EXERCISE OBJECTIVE:
Exactly repeat the material, dropping only the pictures.

————————

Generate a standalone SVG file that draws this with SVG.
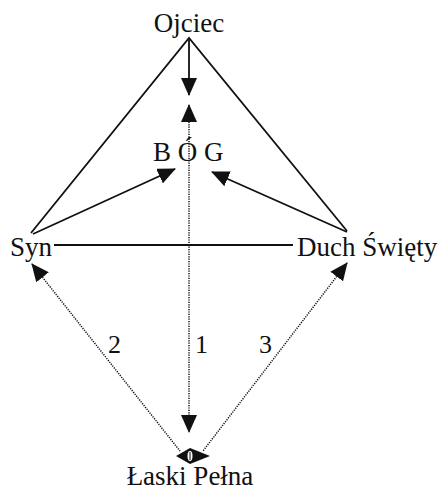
<svg xmlns="http://www.w3.org/2000/svg" width="445" height="490" viewBox="0 0 445 490">
  <style>
    text { font-family: "Liberation Serif", "Times New Roman", serif; font-size: 27px; fill: #111; }
    .solid { stroke: #111; stroke-width: 1.8; fill: none; }
    .dotted { stroke: #111; stroke-width: 1.5; stroke-dasharray: 1.2 1.2; fill: none; }
    .lbl { font-size: 26px; }
  </style>
  <defs>
    <marker id="ah" markerUnits="userSpaceOnUse" viewBox="0 0 18 16" refX="17" refY="8" markerWidth="18" markerHeight="16" orient="auto-start-reverse">
      <path d="M0,0 L18,8 L0,16 Z" fill="#111"/>
    </marker>
  </defs>
  <rect width="445" height="490" fill="#fff"/>

  <g id="connectors">
    <path class="solid" d="M31,233 L189,38 L347,231"/>
    <path class="solid" d="M54,245 L293,245"/>
    <path class="solid" d="M189,38 L189,95" marker-end="url(#ah)"/>
    <path class="solid" d="M33,234 L175,169" marker-end="url(#ah)"/>
    <path class="solid" d="M347,232 L212,172" marker-end="url(#ah)"/>
    <path class="dotted" d="M189,105 L189,432" marker-start="url(#ah)" marker-end="url(#ah)"/>
    <path class="dotted" d="M32,264 L180,451" marker-start="url(#ah)"/>
    <path class="dotted" d="M347,263 L203,451" marker-start="url(#ah)"/>
    <path d="M176,456 L190,448 L210,456 L190,464 Z" fill="#111"/>
    <ellipse cx="190" cy="456" rx="2.5" ry="5" fill="#fff"/>
    <path d="M190,452 L190,460" stroke="#111" stroke-width="1"/>
  </g>

  <g id="ojciec"><text x="189" y="32" text-anchor="middle">Ojciec</text></g>
  <g id="bog"><text x="153" y="161">B Ó G</text></g>
  <g id="syn"><text x="10" y="256">Syn</text></g>
  <g id="duch"><text x="297" y="256">Duch Święty</text></g>
  <g id="laski"><text x="190" y="485" text-anchor="middle">Łaski Pełna</text></g>
  <g id="labels">
    <text class="lbl" x="108" y="353">2</text>
    <text class="lbl" x="195" y="353">1</text>
    <text class="lbl" x="259" y="353">3</text>
  </g>
</svg>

————————

SOLUTION FOR THIS PROBLEM:
Generate a standalone SVG file that draws this with SVG.
<svg xmlns="http://www.w3.org/2000/svg" width="445" height="490" viewBox="0 0 445 490">
  <style>
    text { font-family: "Liberation Serif", "Times New Roman", serif; font-size: 27px; fill: #111; }
    .solid { stroke: #111; stroke-width: 1.8; fill: none; }
    .dotted { stroke: #111; stroke-width: 1.5; stroke-dasharray: 1.2 1.2; fill: none; }
    .lbl { font-size: 26px; }
  </style>
  <defs>
    <marker id="ah" markerUnits="userSpaceOnUse" viewBox="0 0 18 16" refX="17" refY="8" markerWidth="18" markerHeight="16" orient="auto-start-reverse">
      <path d="M0,0 L18,8 L0,16 Z" fill="#111"/>
    </marker>
  </defs>
  <rect width="445" height="490" fill="#fff"/>

  <g id="connectors">
    <path class="solid" d="M31,233 L189,38 L347,231"/>
    <path class="solid" d="M54,245 L293,245"/>
    <path class="solid" d="M189,38 L189,95" marker-end="url(#ah)"/>
    <path class="solid" d="M33,234 L175,169" marker-end="url(#ah)"/>
    <path class="solid" d="M347,232 L212,172" marker-end="url(#ah)"/>
    <path class="dotted" d="M189,105 L189,432" marker-start="url(#ah)" marker-end="url(#ah)"/>
    <path class="dotted" d="M32,264 L180,451" marker-start="url(#ah)"/>
    <path class="dotted" d="M347,263 L203,451" marker-start="url(#ah)"/>
    <path d="M176,456 L190,448 L210,456 L190,464 Z" fill="#111"/>
    <ellipse cx="190" cy="456" rx="2.5" ry="5" fill="#fff"/>
    <path d="M190,452 L190,460" stroke="#111" stroke-width="1"/>
  </g>

  <g id="ojciec"><text x="189" y="32" text-anchor="middle">Ojciec</text></g>
  <g id="bog"><text x="153" y="161">B Ó G</text></g>
  <g id="syn"><text x="10" y="256">Syn</text></g>
  <g id="duch"><text x="297" y="256">Duch Święty</text></g>
  <g id="laski"><text x="190" y="485" text-anchor="middle">Łaski Pełna</text></g>
  <g id="labels">
    <text class="lbl" x="108" y="353">2</text>
    <text class="lbl" x="195" y="353">1</text>
    <text class="lbl" x="259" y="353">3</text>
  </g>
</svg>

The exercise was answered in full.